Whoa! But not me. (say we all).

Being A Fool When Everyone Is Smart

I was thinking about the film A Serious Man, made by the Coen brothers. The film is unusual because it begins with a short film shot in sepia about a poor Jewish couple in nineteenth century Russia who are visited by a dybbuk (a malicious spirit) that has inhabited the body of a recently deceased rabbi.

The wife is fearful and practical. The husband is ambivalent and hesitant. There is not much to a story but the nub of the story is that the wife is certain that she and her husband will be visited by more bad luck.

Then we segue into the main film A Serious Man about a man who watches his life fall apart around him. Set in the present day, the main protagonist is a middle-aged man, a lecturer at a college somewhere on the East Coast of the U.S. – an intelligent man with a responsible job.

His wife is having an affair right under his nose. Now she tells him she is leaving with her lover.

His daughter ignores and derides him. His son, who is soon to be bar-mitzvah’d, seems to be in a world of his own. His boss at work is enigmatic and disconcerting. His wife’s new boyfriend patronises him.

In the middle of all of this one of his students tries to bribe him to change his grade on a paper. The hero refuses to take the bribe. The student threatens him. The hero talks to the father of the student and the father also threatens him.

Still our hero refuses. He will not take a bribe.

And then he looks around and everything seems to tell him that the smart money is on the people who have no conscience. They prosper.

The student comes to see him again. Sitting in his office, and after saying no, no, no, repeatedly, he gives in and says yes and takes the bribe.

He wants to be seen. He wants to be heard. Taking the bribe is payback time for the pain of being left behind and ignored.

Taking the bribe makes him feel like he joined the human race.

And immediately after the student departs, the phone rings and it is his doctor saying he should come in right away to discuss the results of his latest tests.

Right there he sees the punishment for his sin of accepting the bribe. His life has immediately changed for the worse and he will probably die.

When Bad Things Happen To Good People

He is basically a good man. He has a moral conscience. He tries to do right. He falters and does something he knows he should not.

And this is his reward! That he should be struck down with a serious illness and probably die!

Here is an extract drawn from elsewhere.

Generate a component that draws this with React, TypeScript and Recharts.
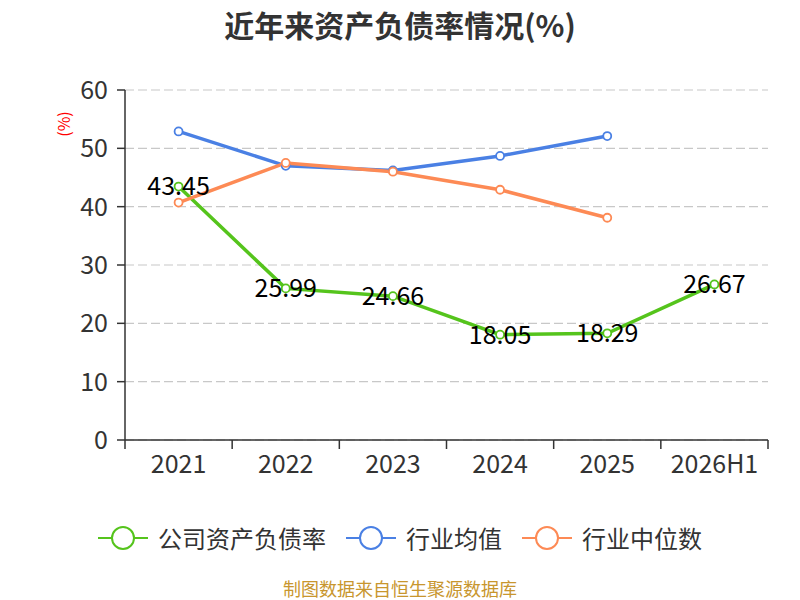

How can this be fair when there are people who do much worse things and don’t suffer any consequences?

They even prosper!

What Is The Answer

Let me ask you something. When you read this sub-heading ‘What Is The Answer’, did you wonder what the answer was? I bet you did. I would. We are all going around in smaller or bigger circles. We think we have it sorted out. We know what is right and wrong, but still…

The protagonist in A Serious Man is Jewish and so are the film’s directors – so it seems fitting to examine the question from the point of view of the touchstone of their beliefs.

There is a thread in the Jewish tradition that teaches that the inclination to do evil is a strange beast. For a man who does what he wants without a thought as to whether it is right or wrong, the inclination to do evil has no work to do and so it becomes lazy, and weak.

But with a man who is striving to do good, the inclination to do evil is really stretched. It is in tip-top condition, so it waits for its moment, and then it slips in and does its work.

And the nearer that a man gets to being a good man, the finer the balance and the greater the consequences for doing a bad thing.

That same thing if done by a bad man will not bring about serious consequences or perhaps even any consequences at all.

Whether this is all true of course, is another question, but we can at least accept that there is logic in the system of thought that holds it together. It is not crazy and illogical, at least.

Of course, a person may accept all this and conclude he can be really bad. Then the chances are that he will get away with just about anything without serious consequences. At least he will do not worse than someone trying to do good.

Way to go!

And that is really the test, isn’t it? – whether one can be a fool when everyone around you is being smart.